A few loose ends and some additional remarks on this topic...
Have you looked at the timings of your added components to get an idea of how fast the system could run with a WDC 65c02?
Well, it's enjoyable to contemplate, Garth... Assuming the KimKlone's memory chips were also updated, things could be speeded up a
LOT! Timing margins are maximal, as there's a pipeline register at the output of the Control Store; access to the Control Store overlaps with execution of the previous micro-word. One minor issue is that the bipolar PROM that aliases 011 op-codes arriving from memory
isn't pipelined, so in pursuit of overall higher clock speeds it'd make sense to allow a Wait State (for PROM access) in the minority case of an op-code fetch which returns a 011 code.
Odd but I think I like the 65C02 with your extended addressing better then a 65C816.
Thanks, Rick. I have mixed feelings on this point, myself. Since my last post I've spent some time mulling over the '816 data sheet, and have become sufficiently familiar with the chip to comment.
It's safe to say that KK memory addressing is immensely better than run-of-the-mill MMU arrangements which force code and data spaces to coexist within 64K. The KK is also superior to
the MOS 6509, even though both feature what an MMU lacks: the all-important ability to switch between full, undivided 64K banks on a bus-cycle by bus-cycle basis. Naturally the '816 also has this ability, but for various reasons the '816 seems a more capable device, overall, than the KimKlone.
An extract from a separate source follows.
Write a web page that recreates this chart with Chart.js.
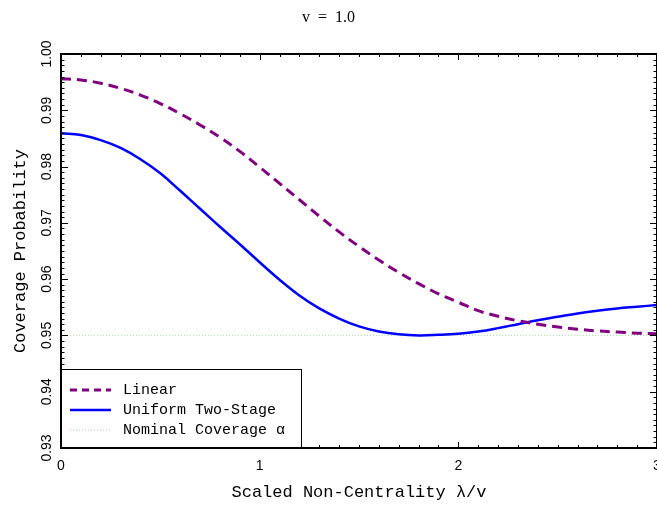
<!DOCTYPE html>
<html><head><meta charset="utf-8">
<script src="https://cdn.jsdelivr.net/npm/chart.js@4.4.1/dist/chart.umd.min.js"></script>
<style>html,body{margin:0;padding:0;background:#fff;} #wrap{width:657px;height:506px;position:relative;}</style>
</head><body><div id="wrap"><canvas id="c"></canvas></div>
<script>
const titleText = 'v  =  1.0';
const xTitle = 'Scaled Non-Centrality \u03bb/v';
const yTitle = 'Coverage Probability';
const seriesNames = ['Linear', 'Uniform Two-Stage', 'Nominal Coverage \u03b1'];
const lambdaValues = [0,0.1,0.2,0.3,0.4,0.5,0.6,0.7,0.8,0.9,1.0,1.1,1.2,1.3,1.4,1.5,1.6,1.7,1.8,1.9,2.0,2.1,2.2,2.3,2.4,2.5,2.6,2.7,2.8,2.9,3.0];
const linearCoverage = [0.9956,0.9954,0.9948,0.9939,0.9927,0.9912,0.9894,0.9874,0.9852,0.9827,0.9799,0.9770,0.9741,0.9712,0.9684,0.9658,0.9634,0.9612,0.9592,0.9574,0.9559,0.9544,0.9534,0.9526,0.9520,0.9515,0.9511,0.9508,0.9506,0.9504,0.9503];
const uniformCoverage = [0.9859,0.9856,0.9847,0.9833,0.9813,0.9788,0.9757,0.9725,0.9693,0.9662,0.9630,0.9599,0.9571,0.9548,0.9530,0.9516,0.9507,0.9502,0.9500,0.9501,0.9503,0.9507,0.9513,0.9520,0.9527,0.9533,0.9539,0.9544,0.9548,0.9551,0.9554];
const nominalX = [0, 3];
const nominalCoverage = [0.95, 0.95];
const xTickValues = [0, 1, 2, 3];
const xTickLabels = ['0', '1', '2', '3'];
const yTickValues = [0.93, 0.94, 0.95, 0.96, 0.97, 0.98, 0.99, 1.00];
const yTickLabels = ['0.93', '0.94', '0.95', '0.96', '0.97', '0.98', '0.99', '1.00'];

const pts = (xs, ys) => xs.map((x, i) => ({x: x, y: ys[i]}));

const boxTicks = {
  id: 'boxTicks',
  afterDatasetsDraw(chart) {
    const {ctx, chartArea: a, scales: {x, y}} = chart;
    ctx.save();
    ctx.strokeStyle = '#000';
    ctx.lineWidth = 1;
    ctx.beginPath();
    for (let i = 0; i <= 30; i++) {
      const px = Math.round(x.getPixelForValue(i / 10)) + 0.5;
      const len = (i % 10 === 0) ? 6 : 3;
      ctx.moveTo(px, a.bottom); ctx.lineTo(px, a.bottom - len);
      ctx.moveTo(px, a.top); ctx.lineTo(px, a.top + len);
    }
    for (let i = 930; i <= 1000; i++) {
      const py = Math.round(y.getPixelForValue(i / 1000)) + 0.5;
      const len = (i % 10 === 0) ? 7 : 3.5;
      ctx.moveTo(a.left, py); ctx.lineTo(a.left + len, py);
      ctx.moveTo(a.right, py); ctx.lineTo(a.right - len, py);
    }
    ctx.stroke();
    ctx.lineWidth = 2;
    ctx.strokeRect(a.left, a.top, a.right - a.left, a.bottom - a.top);
    ctx.restore();
  }
};

const boxLegend = {
  id: 'boxLegend',
  afterDraw(chart) {
    const {ctx, chartArea: a} = chart;
    const top = 369, right = 301;
    ctx.save();
    ctx.fillStyle = '#fff';
    ctx.fillRect(a.left + 1, top, right - a.left - 1, a.bottom - top - 1);
    ctx.strokeStyle = '#000';
    ctx.lineWidth = 1;
    ctx.strokeRect(a.left + 0.5, top + 0.5, right - a.left, a.bottom - top);
    const dsList = chart.data.datasets;
    const legendDash = [[7, 5], [], [1, 2]];
    dsList.forEach((ds, i) => {
      const yy = 390 + i * 20;
      ctx.beginPath();
      ctx.setLineDash(legendDash[i]);
      ctx.strokeStyle = ds.borderColor;
      ctx.lineWidth = ds.borderWidth;
      ctx.moveTo(70, yy); ctx.lineTo(111, yy);
      ctx.stroke();
      ctx.setLineDash([]);
      ctx.fillStyle = '#000';
      ctx.font = '15px "Liberation Mono"';
      ctx.textBaseline = 'middle';
      ctx.textAlign = 'left';
      ctx.fillText(ds.label, 123, yy);
    });
    ctx.restore();
  }
};

new Chart(document.getElementById('c'), {
  type: 'line',
  data: {
    datasets: [
      {label: seriesNames[0], data: pts(lambdaValues, linearCoverage), borderColor: '#800080', borderWidth: 3, borderDash: [10, 6], pointRadius: 0, tension: 0.4, fill: false},
      {label: seriesNames[1], data: pts(lambdaValues, uniformCoverage), borderColor: '#0000ff', borderWidth: 2.5, pointRadius: 0, tension: 0.4, fill: false},
      {label: seriesNames[2], data: pts(nominalX, nominalCoverage), borderColor: '#a8dca8', borderWidth: 1, borderDash: [1, 2], pointRadius: 0, fill: false}
    ]
  },
  options: {
    responsive: true,
    maintainAspectRatio: false,
    animation: false,
    layout: {padding: 0},
    plugins: {
      legend: {display: false},
      tooltip: {enabled: false},
      title: {display: true, text: titleText, color: '#000', font: {family: '"Liberation Serif"', size: 16, weight: 'normal'}, padding: {top: 8, bottom: 26.8}}
    },
    scales: {
      x: {
        type: 'linear', position: 'bottom', min: 0, max: 3,
        grid: {display: false, drawTicks: false},
        border: {display: false},
        afterBuildTicks: (s) => { s.ticks = xTickValues.map(v => ({value: v})); },
        afterFit: (s) => { s.height = 58; s.paddingLeft = 0; s.paddingRight = 0; },
        ticks: {color: '#000', autoSkip: false, maxRotation: 0, padding: 10, font: {family: '"Liberation Sans"', size: 14},
          callback: (v, i) => xTickLabels[i]},
        title: {display: true, text: xTitle, color: '#000', font: {family: '"Liberation Mono"', size: 17}, padding: {top: 0, bottom: 3.8}}
      },
      y: {
        type: 'linear', position: 'left', min: 0.93, max: 1.00,
        grid: {display: false, drawTicks: false},
        border: {display: false},
        afterBuildTicks: (s) => { s.ticks = yTickValues.map(v => ({value: v})); },
        afterFit: (s) => { s.width = 61; s.paddingTop = 0; s.paddingBottom = 0; },
        ticks: {color: '#000', autoSkip: false, minRotation: 90, maxRotation: 90, crossAlign: 'center', padding: 0, font: {family: '"Liberation Sans"', size: 14},
          callback: (v, i) => yTickLabels[i]},
        title: {display: true, text: yTitle, color: '#000', font: {family: '"Liberation Mono"', size: 17}, padding: {top: 9.8, bottom: 0}}
      }
    }
  },
  plugins: [boxTicks, boxLegend]
});
</script>
</body></html>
65xx coding revolves around indirect pointers in Zero/Direct Page, and of course for 16 MByte addressing the pointers use an extra byte. The '816 features a couple of address modes (
Long Indirect and
Long Indirect Post-Indexed-Y) which employ three-byte pointers very efficiently (ie: directly from Zero-page), whereas KK suffers a handicap: somewhere upstream of a Long memory access there needs to be a separate instruction, albeit a speedy one, to fetch the most-significant byte of the pointer and place it in a register.
On the other hand,
it's the '816 which is at a disadvantage if you happen to need a Long address mode other than those provided. Consider, for example, a Forth implementation which uses the X register to maintain the Parameter Stack. Presumably you want to be able to accept Long addresses on the stack, but when it comes time to code the Long @ and ! words it becomes uncomfortably apparent that the '816 lacks the
Long Pre-Indexed-X Indirect mode you require. The workaround is a two-step operation that begins by updating the Data Bank Register -- more or less as KK does! The difference is that KK has a good selection of instructions for doing this, whereas the only way to update the 816's DBR is with a Pull instruction -- a very clumsy maneuver in this case.
(Because of this issue, if I were writing an '816 Forth I would lean heavily toward using SP, not X, as the P-Stack pointer. Another advantage of using SP would be the applicability of Stack Relative Indirect Indexed mode, a boon directly analogous to
KimKlone's "X-Indirect-Y" mode. This is a mode that features pre-indexing, indirection
and post-indexing.)
On another point, I admire the '816's ability to manage indexed address calculations that result in Bank crossings -- in other words, actual 24-bit addition, built right into the address mode. (KK must explicitly compute such addresses up front, either in Forth or m/c code.) However, I find the '816 data sheet somewhat ambiguous as to which address modes accommodate Bank crossings and which merely wrap around in the low-order 16 bits. (Is there a better reference document available online? What about a simulator? I don't have an '816 to run tests on!)
That sums up KK versus the '816. Briefly I'll mention a third point of comparison, one that I learned about right here on 6502.org. In the
Hardware -> 6502 with 3-byte addressing topic, BigEd mentions a design which "... uses page 03 as extra indirection bytes, so that indirect and indirect,Y opcodes take an extra cycle to fetch a byte from &0301 + zp_offset to yield a 24-bit address..." I like this idea, and would probably take a similar tack if I ever had to design KK over again. As BigEd points out,
The nice thing about extended pointers is that you can have lots of them: one or two bank registers isn't so convenient.